What sort of timeframe would it take an average professional to fix it up and have it feed out the data? If it's possible to guess, that is (I accept it may not be). Are we talking half an hour, an afternoon, or a week?

**techsoldaten**

Hard to give estimates, depends on exactly what she needs to do.

TBH, you might have an easier time writing a scraper from scratch. All it uses is beautifulsoup - a Python library that reads content from HTML pages.

If you were to go that route, and you were just looking for a dump of all content since 2018, that's the sort of thing someone could do in a day or two.

**WildeGirl**

Hello all, I am girlfriend!
Firstly, thankyou so much for your replies.
I tried to read the readmes when I originally found the codes, and just got more confused!

Is it possible to track platform usage over time, e.g. 2015 - 2020, or would I have needed to track that in real time?
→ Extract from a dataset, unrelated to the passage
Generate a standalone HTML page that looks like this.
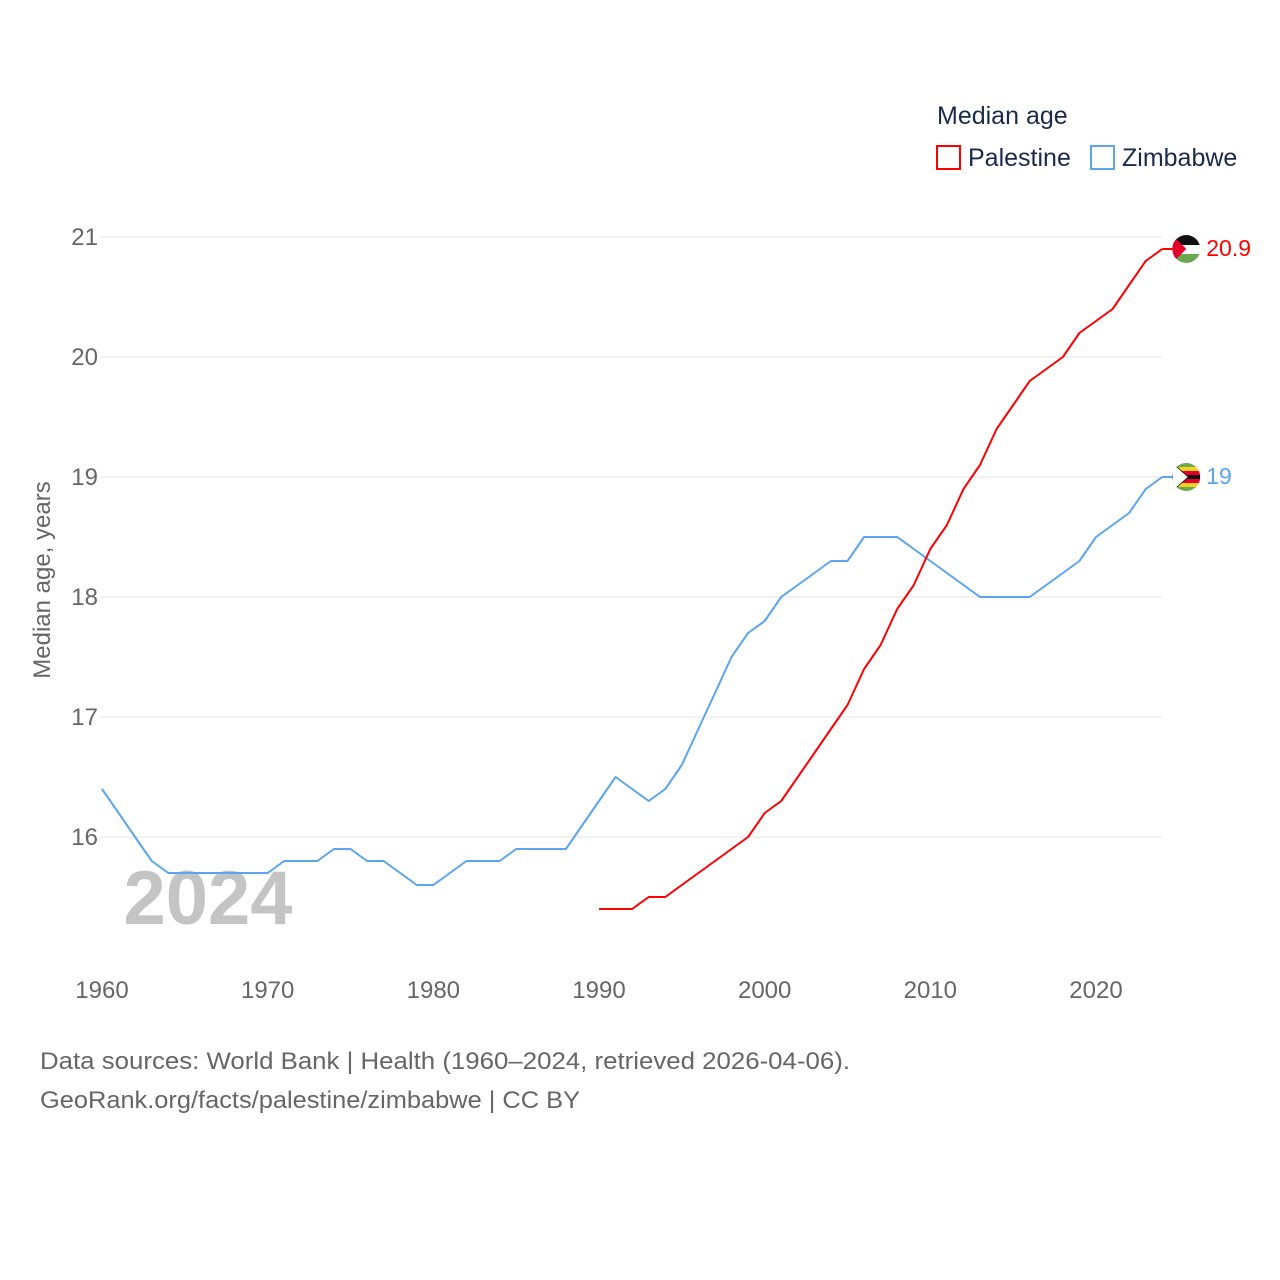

Also if BeautifulSoup is outdated now, would I need someone to write me a whole scraper, or could I get away with having adjustments made to BeautifulSoup?

I'll look at freelancer.com as suggested, I think I'm definitely going to need outsider help!

**warhammer_4**

Another programmer guy here,

WildeGirl wrote:
Also if BeautifulSoup is outdated now, would I need someone to write me a whole scraper, or could I get away with having adjustments made to BeautifulSoup?
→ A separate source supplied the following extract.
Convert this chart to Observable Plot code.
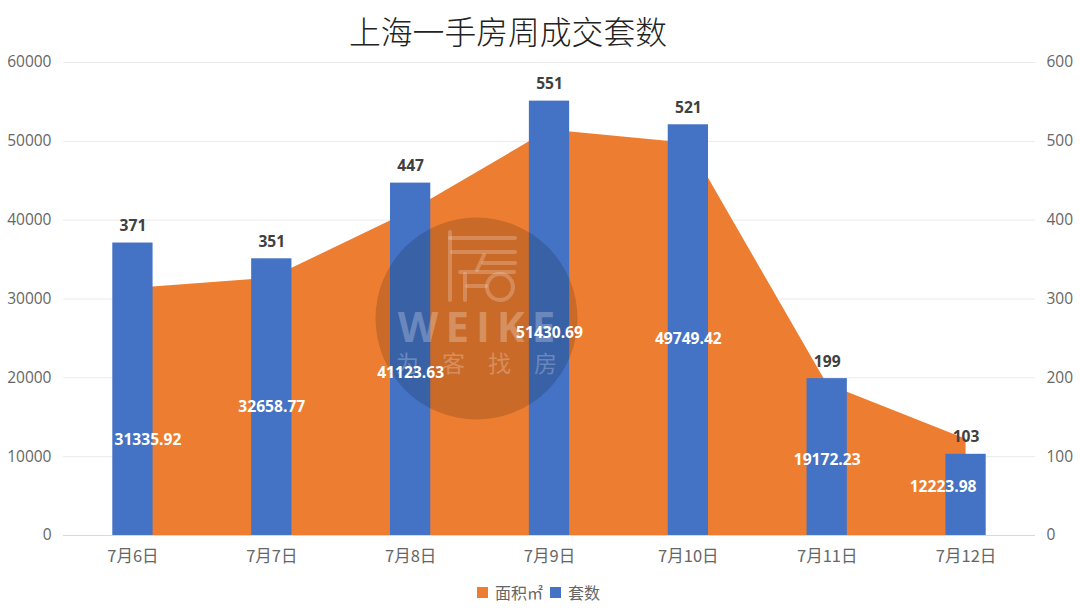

BeautifulSoup is a reusable piece of code used to parse html data (the language used to program website user interfaces). The scripts linked in the OP use it to pull information from the fanfiction sites. There is nothing wrong with beautifulsoup – the particular scripts in question are just out of date and need to be updated to work with the user interfaces of the sites you are looking at. As the whole purpose of the scripts is to hook up to the site user interface, they are not super useful and it would make more sense to just re-write them.

WildeGirl wrote:
Is it possible to track platform usage over time, e.g. 2015 - 2020, or would I have needed to track that in real time?

It should be possible to analyse historic usage, depending on what specific figures you are looking for. Eg, if you want to check site visits, this may be tricky to trawl (though other sources will track this for you), but interpolating something like the number of articles published per day/topic of articles over time would be very possible.

Ketara wrote:
So the general consensus here is that it will be difficult for someone with no knowledge to execute well, due to potentially messy and obsolete code.

What sort of timeframe would it take an average professional to fix it up and have it feed out the data? If it's possible to guess, that is (I accept it may not be). Are we talking half an hour, an afternoon, or a week?

As techsoldaten says, this should be a relatively simple job for a professional programmer, depending on what data you are specifically trying to get your hands on.

The overall constraints that the define the cost/complexity of the task are:

The exact sites you are interested in. Each separate site will require its own custom script to retrieve the information you want. So, this job gets more expensive with each new website you want to look at.

The exact time range you need data for. A longer time range requires pulling more data, which may necessitate a more robust script.

What specific data you want. Eg, do you need the actual stories, or just the metadata associated with them (date posted, user, title, etc.). If you are interested in only metadata, it is important to specify the exact fields you want, as depending on the site layout getting some types of data may be easier than others.

Another thought is simply getting in touch with the owners of the sites you are interested in and asking them for a relevant dump of their database. From the web host’s perspective it is actually more cost effective to give you the information you want, instead of having you waste bandwidth pulling it from the user interface. Obviously this may not be possible depending on how reachable/amenable the site owners are.

**Herzlos**

It may also be worth asking around to see if any other research students have done or are planning on doing similar work, and share the resources.

**filbert**

What about going on Fiverr on something similar and getting an expert to whip up a script?

**trexmeyer**

Can you provide clarification on the specific data that you need to gather?